No team is safe from the injury bug, including the Illini. In the offseason, the Illini lost their best defender from last year, junior Bobby Roundtree, to a severe spinal injury. Before the season opener, Beason also went out for the season after needing knee surgery.

Losing both, especially for a team that's looking for as much possible help on that side of the field as it can get, definitely hurts.

Individually, Betiku, Hansen and Eifler, among others, have stood out and established themselves as leaders on the defensive end. But despite their individual success, gelling as a unit has proved to be a task much more difficult.

Illinois' Big Ten opening performance against Nebraska was a perfect reflection of the state of this team's defense. Despite what seemed like not only momentum-swinging, at-times, but game-defining sequences, the defense as a whole sacrificed nearly 700 yards as Nebraska's quarterback Adrian Martinez came alive in the second half.

Martinez' ability to tear through an Illini defense that was simultaneously giving the offense plenty of opportunities to turn turnovers into points last time out is a very good indicator of the status of this defense.

Too many open gaps to be found, miscommunication or a combination of the two towards the later stretches of both the Eastern Michigan and Nebraska games ultimately spelled doom.
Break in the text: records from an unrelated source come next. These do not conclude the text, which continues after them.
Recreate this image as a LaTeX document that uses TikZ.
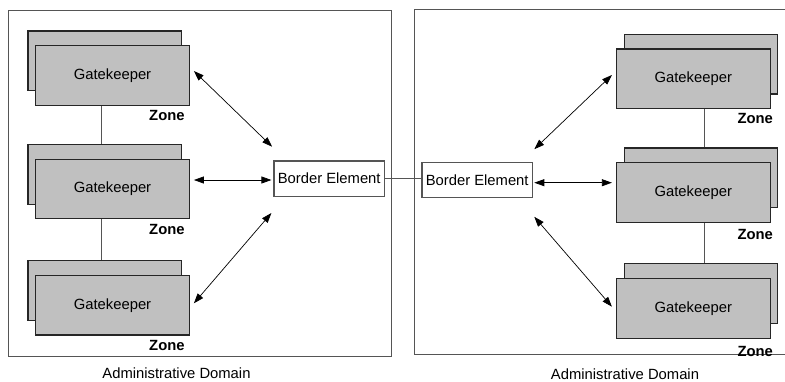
\documentclass[tikz,border=0pt]{standalone}
\usepackage{fontspec}
\setmainfont{Liberation Sans}
\usetikzlibrary{arrows.meta,positioning,shadows}
\definecolor{gkgray}{HTML}{C0C0C0}
\definecolor{framegray}{HTML}{555555}
\newcommand{\diagfont}{\fontsize{14.8pt}{17pt}\selectfont}
\tikzset{
  gatekeeper/.style={
    rectangle, draw=black!85, fill=gkgray, line width=1.2pt,
    minimum width=153.6pt, minimum height=59.6pt, inner sep=0pt,
    copy shadow={shadow xshift=#1, shadow yshift=14.7pt,
                 fill=gkgray, draw=black!85, line width=1.2pt}
  },
  gatekeeper/.default=-7.7pt,
  border/.style={
    rectangle, draw=framegray, fill=white, line width=1.1pt,
    minimum width=110.5pt, minimum height=35.5pt, inner sep=0pt
  },
  zonelabel/.style={font=\diagfont\bfseries},
  domlabel/.style={inner sep=0pt},
  admbox/.style={draw=framegray, line width=1.2pt},
  link/.style={draw=framegray, line width=1pt},
  msgarrow/.style={{Triangle[length=10pt,width=7pt]}-{Triangle[length=10pt,width=7pt]},
    line width=0.7pt, black},
}

\begin{document}
\begin{tikzpicture}[x=1pt, y=-1pt, font=\diagfont]
  \useasboundingbox (0,0) rectangle (785,381);

  % Left administrative domain
  \draw[admbox] (8.3,10.7) rectangle (391.7,356.7);
  \node[domlabel] (admL) at (176.5,373) {Administrative Domain};

  \node[gatekeeper] (gkL1) at (112.5,75.5) {Gatekeeper};
  \node[gatekeeper] (gkL2) at (112.5,189) {Gatekeeper};
  \node[gatekeeper] (gkL3) at (112.5,305.2) {Gatekeeper};
  \node[zonelabel] (znL1) at ([xshift=-23pt,yshift=-10pt]gkL1.south east) {Zone};
  \node[zonelabel] (znL2) at ([xshift=-23pt,yshift=-10pt]gkL2.south east) {Zone};
  \node[zonelabel] (znL3) at ([xshift=-23pt,yshift=-10pt]gkL3.south east) {Zone};
  \draw[link] ([xshift=-10.8pt]gkL1.south) -- ([xshift=-10.8pt,yshift=14.7pt]gkL2.north);
  \draw[link] ([xshift=-10.8pt]gkL2.south) -- ([xshift=-10.8pt,yshift=14.7pt]gkL3.north);

  \node[border] (beL) at (329.2,178.7) {Border Element};

  \draw[msgarrow] ([xshift=4pt,yshift=4.5pt]gkL1.east) -- ([xshift=-1.3pt,yshift=13.7pt]beL.north west);
  \draw[msgarrow] ([xshift=4pt,yshift=9pt]gkL2.east) -- ([xshift=-2pt,yshift=-1.3pt]beL.west);
  \draw[msgarrow] ([xshift=4pt,yshift=1.9pt]gkL3.east) -- ([xshift=-2pt,yshift=-16pt]beL.south west);

  % Right administrative domain
  \draw[admbox] (414.7,9.3) rectangle (800,354.3);
  \node[domlabel] (admR) at (625,374) {Administrative Domain};

  \node[gatekeeper=7.7pt] (gkR1) at (693.3,78.8) {Gatekeeper};
  \node[gatekeeper=7.7pt] (gkR2) at (693.3,192.5) {Gatekeeper};
  \node[gatekeeper=7.7pt] (gkR3) at (693.3,308.3) {Gatekeeper};
  \node[zonelabel] (znR1) at ([xshift=-15.5pt,yshift=-9pt]gkR1.south east) {Zone};
  \node[zonelabel] (znR2) at ([xshift=-15.5pt,yshift=-11.5pt]gkR2.south east) {Zone};
  \node[zonelabel] (znR3) at ([xshift=-15.5pt,yshift=-13pt]gkR3.south east) {Zone};
  \draw[link] ([xshift=11pt]gkR1.south) -- ([xshift=11pt,yshift=14.7pt]gkR2.north);
  \draw[link] ([xshift=11pt]gkR2.south) -- ([xshift=11pt,yshift=14.7pt]gkR3.north);

  \node[border] (beR) at (477.2,179.8) {Border Element};

  \draw[msgarrow] ([xshift=1.3pt,yshift=12.3pt]beR.north east) -- ([xshift=-4pt,yshift=3.8pt]gkR1.west);
  \draw[msgarrow] ([xshift=1.3pt,yshift=-2.9pt]beR.east) -- ([xshift=-4pt,yshift=9.8pt]gkR2.west);
  \draw[msgarrow] ([xshift=1.3pt,yshift=-18.7pt]beR.south east) -- ([xshift=-4pt,yshift=1.6pt]gkR3.west);

  % Link between the border elements
  \draw[link] (beL.east) -- (beL.east -| beR.west);
\end{tikzpicture}
\end{document}
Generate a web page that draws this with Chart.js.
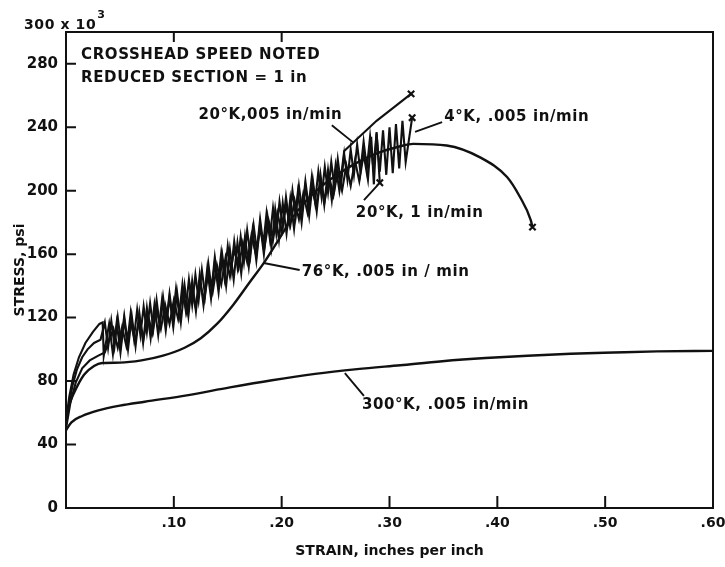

Defense wins championships. For an Illini team still looking for its first bowl appearance in the Lovie Smith era, continuing to improve on that side of the ball is crucial. It goes without saying.

After suffering the back-to-back heartbreaking losses, the Illini will hope to fix their defensive troubles and start turning things back around this upcoming weekend, but their next opponent, the Minnesota Golden Gophers (4-0), has already gotten off to a hot start to their season.

"I think we still have more chances, a lot more chances to win, and our defense is a big part of that," Smith said. "In previous years, we haven't had those types of chances. We're a better defensive football team now."